## What the task requires
Retype, exactly as they stand, the lines from the start of the data to the line that contains "plt.rcParams['mathtext.fontset'] = 'dejavusans'", both ends included. Leave the pictures out.

__________________________________________________

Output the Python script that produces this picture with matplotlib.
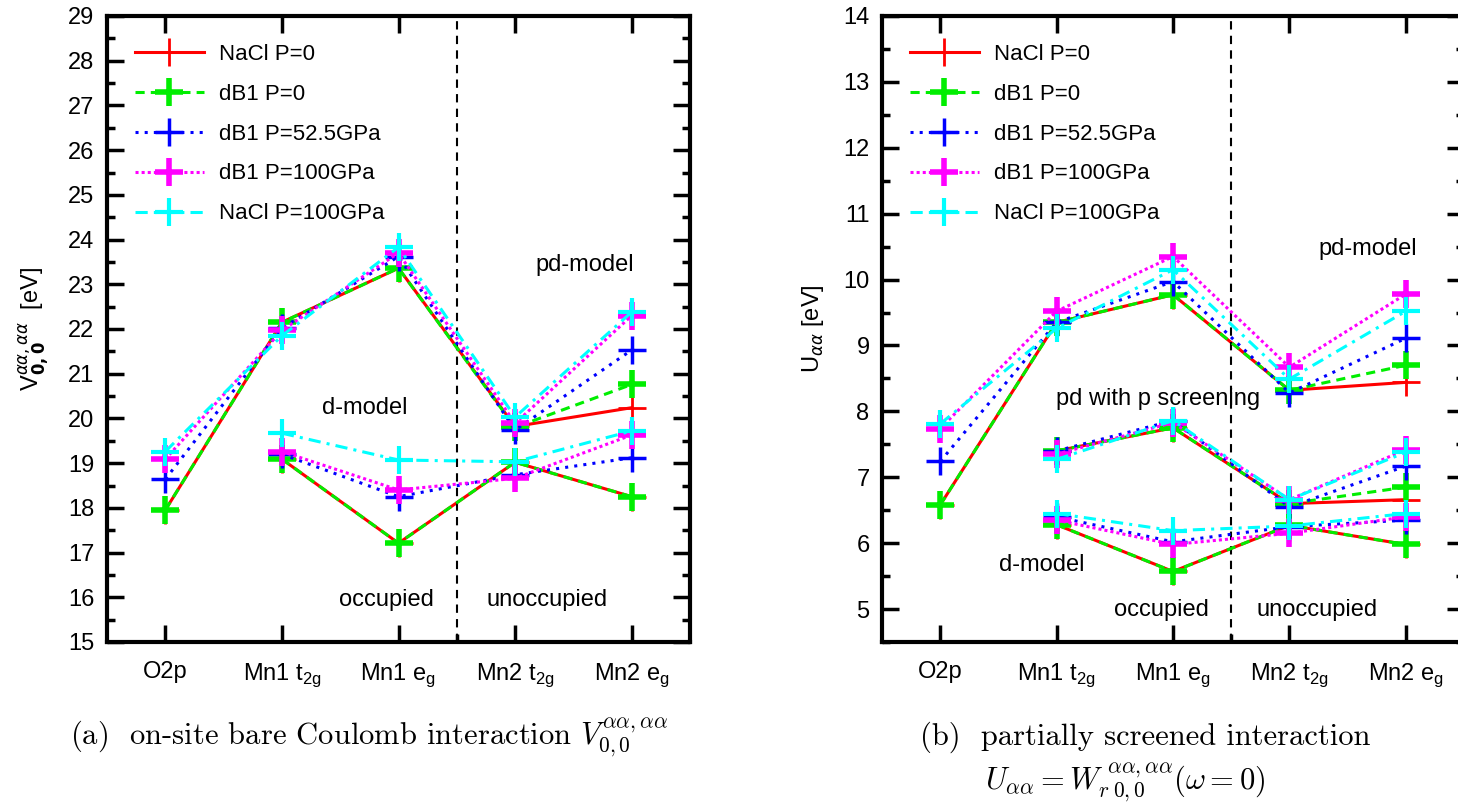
import numpy as np
import matplotlib.pyplot as plt

plt.rcParams['font.family'] = ['Liberation Sans', 'DejaVu Sans']
plt.rcParams['mathtext.fontset'] = 'dejavusans'

# categories (x positions 1..5)
cats = ['O2p', r'Mn1 t$_{\mathregular{2g}}$', r'Mn1 e$_{\mathregular{g}}$',
        r'Mn2 t$_{\mathregular{2g}}$', r'Mn2 e$_{\mathregular{g}}$']
labels = ['NaCl P=0', 'dB1 P=0', 'dB1 P=52.5GPa', 'dB1 P=100GPa', 'NaCl P=100GPa']

# (a) bare Coulomb V, pd-model (all 5 orbitals)
V_pd_nacl0 = [17.95, 22.15, 23.36, 19.82, 20.24]
V_pd_db10 = [17.95, 22.15, 23.36, 19.80, 20.76]
V_pd_db152 = [18.64, 22.02, 23.62, 19.74, 21.53]
V_pd_db1100 = [19.09, 21.97, 23.70, 19.89, 22.30]
V_pd_nacl100 = [19.26, 21.85, 23.83, 20.03, 22.38]
# (a) d-model (Mn1 t2g .. Mn2 eg)
V_d_nacl0 = [19.09, 17.21, 19.02, 18.25]
V_d_db10 = [19.09, 17.21, 19.02, 18.25]
V_d_db152 = [19.20, 18.25, 18.74, 19.12]
V_d_db1100 = [19.26, 18.40, 18.66, 19.63]
V_d_nacl100 = [19.67, 19.07, 19.03, 19.72]

# (b) partially screened U, pd-model
U_pd_nacl0 = [6.58, 9.35, 9.77, 8.32, 8.44]
U_pd_db10 = [6.58, 9.35, 9.77, 8.32, 8.70]
U_pd_db152 = [7.24, 9.35, 9.97, 8.28, 9.11]
U_pd_db1100 = [7.74, 9.52, 10.35, 8.67, 9.78]
U_pd_nacl100 = [7.81, 9.26, 10.15, 8.49, 9.52]
# (b) pd with p screening (Mn1 t2g .. Mn2 eg)
U_ps_nacl0 = [7.40, 7.75, 6.60, 6.66]
U_ps_db10 = [7.40, 7.75, 6.60, 6.85]
U_ps_db152 = [7.40, 7.86, 6.55, 7.17]
U_ps_db1100 = [7.35, 7.83, 6.66, 7.42]
U_ps_nacl100 = [7.27, 7.86, 6.66, 7.38]
# (b) d-model
U_d_nacl0 = [6.28, 5.57, 6.27, 5.98]
U_d_db10 = [6.28, 5.57, 6.27, 5.98]
U_d_db152 = [6.40, 6.02, 6.25, 6.35]
U_d_db1100 = [6.35, 5.98, 6.15, 6.40]
U_d_nacl100 = [6.45, 6.19, 6.26, 6.45]

colors = ['#ff0000', '#00ee00', '#0000ff', '#ff00ff', '#00ffff']
styles = ['-', (0, (3, 2)), (0, (1, 2)), (0, (1, 1)), (0, (4, 2, 1, 2))]
mews = [2, 4, 2.5, 4, 3]

x_all = np.arange(1, 6)
x_d = np.arange(2, 6)

fig = plt.figure(figsize=(14.58, 8.08), dpi=100)
axL = fig.add_axes([107/1458, 166/808, 583/1458, 626/808])
axR = fig.add_axes([882/1458, 166/808, 582/1458, 626/808])


def draw(ax, groups, ylim, ylabel):
    for gi, series in enumerate(groups):
        for i, ys in enumerate(series):
            xs = x_all if len(ys) == 5 else x_d
            ax.plot(xs, ys, color=colors[i], ls=styles[i], lw=2.2,
                    marker='+', ms=20, mew=mews[i],
                    label=labels[i] if gi == 0 else None, zorder=2 + i)
    ax.axvline(3.5, color='black', ls=(0, (4, 3)), lw=1.5)
    ax.set_xlim(0.5, 5.5)
    ax.set_ylim(*ylim)
    ax.set_xticks(x_all)
    ax.set_xticklabels(cats)
    ax.set_xticks([3.5], minor=True)
    ax.set_yticks(np.arange(np.ceil(ylim[0]), ylim[1] + 0.01, 1))
    ax.set_yticks(np.arange(np.ceil(ylim[0] * 2) / 2, ylim[1] + 0.01, 0.5), minor=True)
    ax.tick_params(which='both', direction='in', top=True, right=True,
                   labelsize=17, width=2.5)
    ax.tick_params(which='major', length=12)
    ax.tick_params(which='minor', length=6)
    ax.tick_params(axis='x', which='minor', top=False)
    ax.tick_params(axis='x', pad=14)
    ax.tick_params(axis='y', pad=9)
    for s in ax.spines.values():
        s.set_linewidth(3)
    ax.set_ylabel(ylabel, fontsize=17)
    ax.legend(loc='upper left', bbox_to_anchor=(0.0, 1.0), frameon=False,
              fontsize=16, handlelength=3.1, handletextpad=0.7,
              labelspacing=0.85, numpoints=1, borderaxespad=0.85)


draw(axL, [[V_pd_nacl0, V_pd_db10, V_pd_db152, V_pd_db1100, V_pd_nacl100],
           [V_d_nacl0, V_d_db10, V_d_db152, V_d_db1100, V_d_nacl100]],
     (15, 29), r'V$_{\mathbf{0,0}}^{\alpha\alpha,\alpha\alpha}$  [eV]')
axL.yaxis.set_label_coords(-0.095, 0.5)

draw(axR, [[U_pd_nacl0, U_pd_db10, U_pd_db152, U_pd_db1100, U_pd_nacl100],
           [U_ps_nacl0, U_ps_db10, U_ps_db152, U_ps_db1100, U_ps_nacl100],
           [U_d_nacl0, U_d_db10, U_d_db152, U_d_db1100, U_d_nacl100]],
     (4.5, 14), r'U$_{\alpha\alpha}$ [eV]')
axR.yaxis.set_label_coords(-0.097, 0.5)

tk = dict(fontsize=17, ha='center', va='center')
axL.text(4.6, 23.43, 'pd-model', **tk)
axL.text(2.71, 20.23, 'd-model', **tk)
axL.text(2.9, 15.94, 'occupied', **tk)
axL.text(4.27, 15.94, 'unoccupied', **tk)
axR.text(4.67, 10.46, 'pd-model', **tk)
axR.text(2.87, 8.19, 'pd with p screening', **tk)
axR.text(1.87, 5.67, 'd-model', **tk)
axR.text(2.9, 4.99, 'occupied', **tk)
axR.text(4.24, 4.99, 'unoccupied', **tk)

cap = dict(fontsize=22, family='cmr10', math_fontfamily='cm', va='baseline')
fig.text(70/1458, 1 - 745/808,
         r'(a)  on-site bare Coulomb interaction $V_{\mathbf{0,0}}^{\alpha\alpha,\alpha\alpha}$', **cap)
fig.text(920/1458, 1 - 745/808, '(b)  partially screened interaction', **cap)
fig.text(985/1458, 1 - 790/808,
         r'$U_{\alpha\alpha}=W_{r\;\mathbf{0,0}}^{\;\alpha\alpha,\alpha\alpha}(\omega=0)$', **cap)

fig.savefig('out.png', dpi=100)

__________________________________________________

## Result of this task
Output the Python script that produces this picture with matplotlib.
import numpy as np
import matplotlib.pyplot as plt

plt.rcParams['font.family'] = ['Liberation Sans', 'DejaVu Sans']
plt.rcParams['mathtext.fontset'] = 'dejavusans'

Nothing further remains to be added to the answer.